→ EXERCISE DATA:
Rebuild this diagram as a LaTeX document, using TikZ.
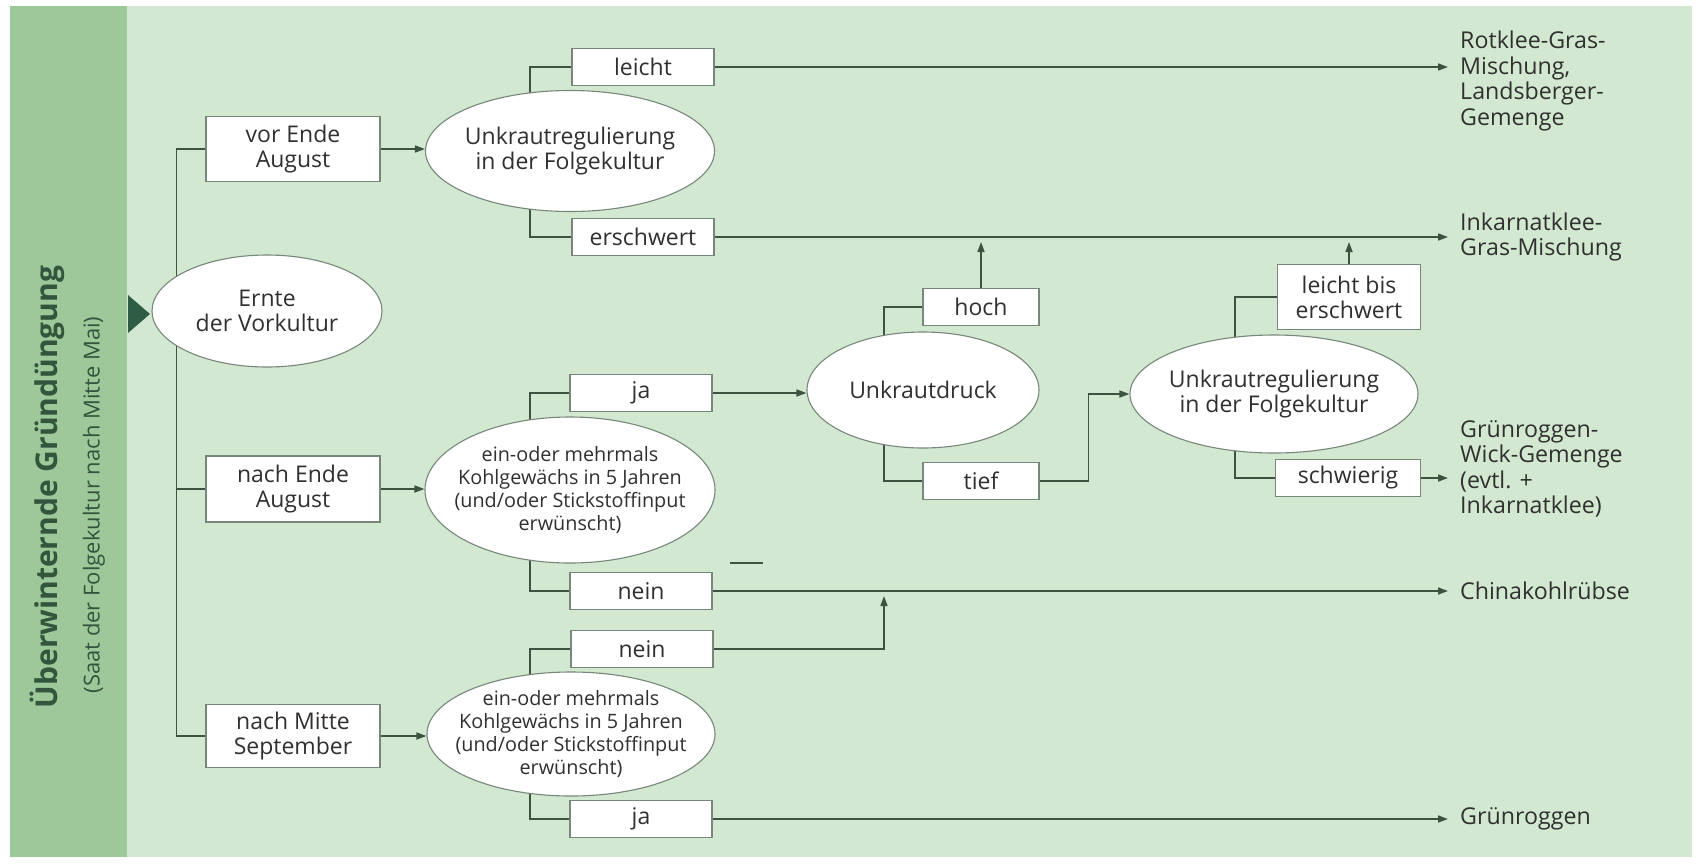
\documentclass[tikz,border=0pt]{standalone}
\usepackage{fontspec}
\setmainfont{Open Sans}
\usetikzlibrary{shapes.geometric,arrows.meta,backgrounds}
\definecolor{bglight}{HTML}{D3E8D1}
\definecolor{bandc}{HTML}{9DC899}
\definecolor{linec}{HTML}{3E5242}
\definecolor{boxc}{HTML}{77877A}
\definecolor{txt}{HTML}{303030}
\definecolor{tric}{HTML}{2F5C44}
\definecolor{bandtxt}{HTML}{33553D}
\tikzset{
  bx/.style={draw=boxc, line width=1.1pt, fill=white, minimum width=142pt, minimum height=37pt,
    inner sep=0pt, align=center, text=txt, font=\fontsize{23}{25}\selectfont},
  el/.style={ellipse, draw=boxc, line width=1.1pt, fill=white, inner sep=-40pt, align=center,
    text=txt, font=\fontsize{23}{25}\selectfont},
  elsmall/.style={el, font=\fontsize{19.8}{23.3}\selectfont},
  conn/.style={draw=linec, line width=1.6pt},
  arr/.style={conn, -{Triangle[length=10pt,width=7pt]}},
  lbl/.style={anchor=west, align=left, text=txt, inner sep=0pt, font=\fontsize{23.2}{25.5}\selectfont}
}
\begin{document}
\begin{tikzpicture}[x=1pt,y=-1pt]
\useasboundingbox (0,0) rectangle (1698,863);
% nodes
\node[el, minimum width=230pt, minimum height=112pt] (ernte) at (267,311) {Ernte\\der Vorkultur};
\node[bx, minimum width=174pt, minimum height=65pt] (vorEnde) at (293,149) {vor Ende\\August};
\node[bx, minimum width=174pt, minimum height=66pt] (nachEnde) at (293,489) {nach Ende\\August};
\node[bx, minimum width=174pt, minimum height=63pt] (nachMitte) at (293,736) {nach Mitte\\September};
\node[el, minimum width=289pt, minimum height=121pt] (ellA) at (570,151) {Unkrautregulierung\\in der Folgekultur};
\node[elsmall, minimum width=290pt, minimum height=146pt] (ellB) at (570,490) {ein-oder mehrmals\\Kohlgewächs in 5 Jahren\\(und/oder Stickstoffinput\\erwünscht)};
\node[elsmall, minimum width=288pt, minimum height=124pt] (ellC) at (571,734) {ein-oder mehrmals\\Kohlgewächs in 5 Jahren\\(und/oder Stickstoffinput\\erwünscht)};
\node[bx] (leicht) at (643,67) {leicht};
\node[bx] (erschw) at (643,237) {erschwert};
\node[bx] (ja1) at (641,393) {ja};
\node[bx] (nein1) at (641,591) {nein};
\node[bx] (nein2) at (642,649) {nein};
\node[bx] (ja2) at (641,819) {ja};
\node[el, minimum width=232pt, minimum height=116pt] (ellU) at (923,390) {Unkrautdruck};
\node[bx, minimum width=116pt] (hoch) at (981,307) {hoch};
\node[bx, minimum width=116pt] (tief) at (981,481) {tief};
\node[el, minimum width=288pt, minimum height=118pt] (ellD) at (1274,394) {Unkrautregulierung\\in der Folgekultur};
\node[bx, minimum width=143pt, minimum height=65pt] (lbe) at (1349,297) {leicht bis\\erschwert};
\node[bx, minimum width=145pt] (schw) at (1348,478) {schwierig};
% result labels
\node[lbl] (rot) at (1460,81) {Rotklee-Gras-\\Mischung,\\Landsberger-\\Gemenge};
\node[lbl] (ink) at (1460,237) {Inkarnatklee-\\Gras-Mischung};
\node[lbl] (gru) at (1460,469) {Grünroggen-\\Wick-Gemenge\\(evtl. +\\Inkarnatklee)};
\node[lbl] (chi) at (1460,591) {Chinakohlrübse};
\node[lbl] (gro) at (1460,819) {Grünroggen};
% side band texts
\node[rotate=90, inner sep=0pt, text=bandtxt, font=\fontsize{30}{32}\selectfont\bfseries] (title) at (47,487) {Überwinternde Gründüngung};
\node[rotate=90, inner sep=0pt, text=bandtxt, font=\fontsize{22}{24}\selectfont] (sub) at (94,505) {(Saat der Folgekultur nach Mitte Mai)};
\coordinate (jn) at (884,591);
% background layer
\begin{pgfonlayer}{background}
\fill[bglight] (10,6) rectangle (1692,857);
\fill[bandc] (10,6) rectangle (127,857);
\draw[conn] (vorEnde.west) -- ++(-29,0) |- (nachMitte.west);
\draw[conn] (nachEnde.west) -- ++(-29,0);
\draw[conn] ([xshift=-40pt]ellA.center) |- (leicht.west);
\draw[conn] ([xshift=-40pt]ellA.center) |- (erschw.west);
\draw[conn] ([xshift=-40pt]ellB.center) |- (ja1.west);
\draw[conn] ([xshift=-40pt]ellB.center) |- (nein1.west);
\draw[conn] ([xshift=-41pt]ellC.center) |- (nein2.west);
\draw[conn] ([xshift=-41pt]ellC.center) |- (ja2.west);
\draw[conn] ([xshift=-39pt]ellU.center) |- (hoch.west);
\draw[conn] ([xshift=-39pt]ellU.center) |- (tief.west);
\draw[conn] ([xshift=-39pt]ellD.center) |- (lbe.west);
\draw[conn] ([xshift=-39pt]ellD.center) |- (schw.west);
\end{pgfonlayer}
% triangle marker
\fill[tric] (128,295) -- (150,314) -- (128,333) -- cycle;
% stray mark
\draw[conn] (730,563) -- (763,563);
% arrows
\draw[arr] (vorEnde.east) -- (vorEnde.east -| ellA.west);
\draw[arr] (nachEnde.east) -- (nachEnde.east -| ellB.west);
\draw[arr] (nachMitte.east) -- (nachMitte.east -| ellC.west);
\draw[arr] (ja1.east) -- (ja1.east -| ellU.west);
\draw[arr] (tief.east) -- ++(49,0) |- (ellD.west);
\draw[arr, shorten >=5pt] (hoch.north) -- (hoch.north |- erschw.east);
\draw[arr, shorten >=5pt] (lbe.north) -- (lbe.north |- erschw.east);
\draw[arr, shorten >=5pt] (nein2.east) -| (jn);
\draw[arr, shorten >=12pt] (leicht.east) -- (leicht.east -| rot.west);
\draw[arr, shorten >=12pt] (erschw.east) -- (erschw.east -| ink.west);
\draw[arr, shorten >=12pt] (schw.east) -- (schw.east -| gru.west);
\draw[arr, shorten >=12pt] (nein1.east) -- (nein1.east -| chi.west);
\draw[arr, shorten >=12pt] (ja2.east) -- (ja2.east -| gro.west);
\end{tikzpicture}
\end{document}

* * *

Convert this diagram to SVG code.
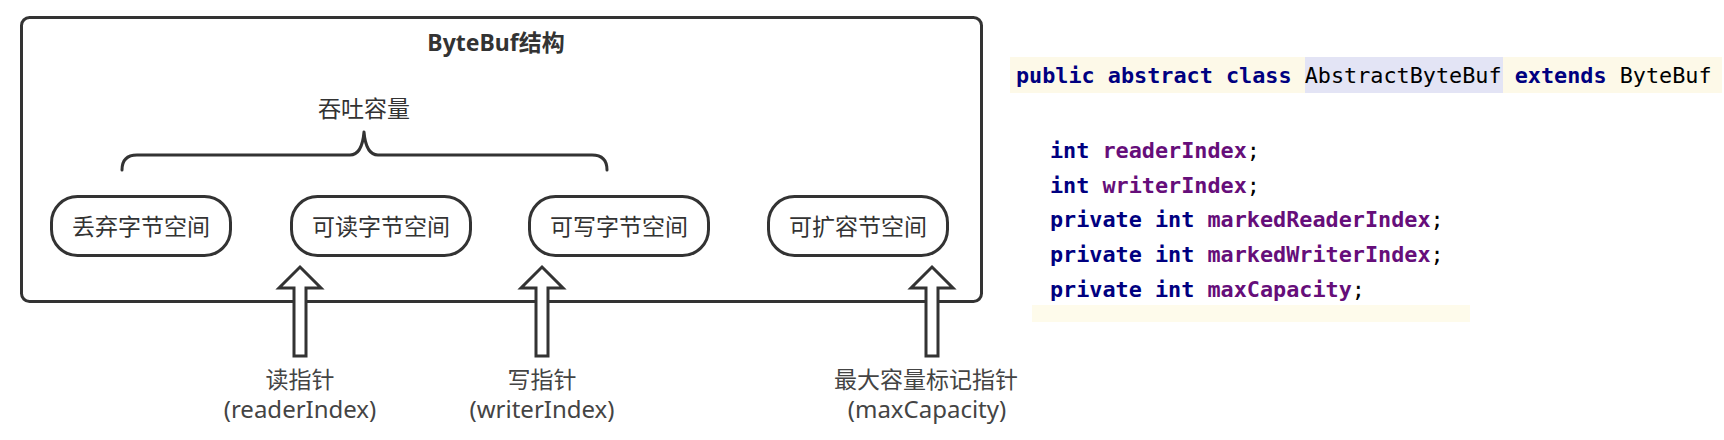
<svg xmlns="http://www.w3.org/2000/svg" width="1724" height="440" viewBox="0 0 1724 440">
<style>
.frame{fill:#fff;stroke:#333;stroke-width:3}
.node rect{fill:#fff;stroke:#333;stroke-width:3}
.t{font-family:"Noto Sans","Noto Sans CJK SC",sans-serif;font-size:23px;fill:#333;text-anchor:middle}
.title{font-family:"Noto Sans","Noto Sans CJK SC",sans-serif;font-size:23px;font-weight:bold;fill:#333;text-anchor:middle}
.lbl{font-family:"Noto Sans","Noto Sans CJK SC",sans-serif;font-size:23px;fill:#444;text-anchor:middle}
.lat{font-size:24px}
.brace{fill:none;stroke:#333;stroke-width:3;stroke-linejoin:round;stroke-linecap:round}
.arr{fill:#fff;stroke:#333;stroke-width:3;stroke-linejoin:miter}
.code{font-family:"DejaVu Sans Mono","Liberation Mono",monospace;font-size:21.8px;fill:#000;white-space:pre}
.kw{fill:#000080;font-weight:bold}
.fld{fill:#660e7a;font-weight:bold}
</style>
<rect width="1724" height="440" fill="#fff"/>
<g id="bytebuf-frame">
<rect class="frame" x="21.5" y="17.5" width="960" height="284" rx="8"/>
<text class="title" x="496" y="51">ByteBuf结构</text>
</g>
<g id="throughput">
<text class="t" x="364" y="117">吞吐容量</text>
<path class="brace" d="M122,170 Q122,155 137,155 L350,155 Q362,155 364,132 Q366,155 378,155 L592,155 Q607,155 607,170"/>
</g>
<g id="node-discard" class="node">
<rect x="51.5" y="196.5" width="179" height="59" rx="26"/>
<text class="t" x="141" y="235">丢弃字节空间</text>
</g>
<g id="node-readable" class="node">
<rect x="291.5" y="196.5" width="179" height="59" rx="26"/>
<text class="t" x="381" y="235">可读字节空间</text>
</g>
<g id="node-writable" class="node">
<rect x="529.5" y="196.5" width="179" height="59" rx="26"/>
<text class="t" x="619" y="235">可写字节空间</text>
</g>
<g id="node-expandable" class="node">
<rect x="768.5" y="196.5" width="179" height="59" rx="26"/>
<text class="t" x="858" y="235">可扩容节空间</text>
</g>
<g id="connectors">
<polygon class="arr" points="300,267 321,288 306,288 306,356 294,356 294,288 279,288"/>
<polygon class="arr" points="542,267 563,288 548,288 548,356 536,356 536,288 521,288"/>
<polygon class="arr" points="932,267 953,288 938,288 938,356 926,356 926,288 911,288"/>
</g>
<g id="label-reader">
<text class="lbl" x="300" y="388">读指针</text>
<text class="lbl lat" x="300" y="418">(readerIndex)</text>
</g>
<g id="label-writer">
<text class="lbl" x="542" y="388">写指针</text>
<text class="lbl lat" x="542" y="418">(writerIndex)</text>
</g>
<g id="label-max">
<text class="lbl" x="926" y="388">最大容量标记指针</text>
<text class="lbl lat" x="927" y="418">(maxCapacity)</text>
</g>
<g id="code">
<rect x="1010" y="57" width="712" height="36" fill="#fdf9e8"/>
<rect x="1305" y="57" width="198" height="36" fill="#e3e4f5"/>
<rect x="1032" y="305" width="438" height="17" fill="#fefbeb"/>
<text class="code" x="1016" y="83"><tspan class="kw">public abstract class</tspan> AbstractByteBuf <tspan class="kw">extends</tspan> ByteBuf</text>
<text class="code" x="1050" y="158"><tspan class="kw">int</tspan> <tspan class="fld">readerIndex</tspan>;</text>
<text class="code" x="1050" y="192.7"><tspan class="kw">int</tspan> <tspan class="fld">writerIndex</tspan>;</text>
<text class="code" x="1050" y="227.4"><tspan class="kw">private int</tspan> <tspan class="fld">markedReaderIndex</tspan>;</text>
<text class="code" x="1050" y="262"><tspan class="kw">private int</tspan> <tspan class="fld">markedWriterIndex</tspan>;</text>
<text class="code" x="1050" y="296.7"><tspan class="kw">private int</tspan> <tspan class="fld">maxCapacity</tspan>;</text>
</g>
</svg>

→ REQUIRED TASK:
Track down every line holding the string "diagram" and copy it.

→ EXPECTED OUTPUT:
Rebuild this diagram as a LaTeX document, using TikZ.
Convert this diagram to SVG code.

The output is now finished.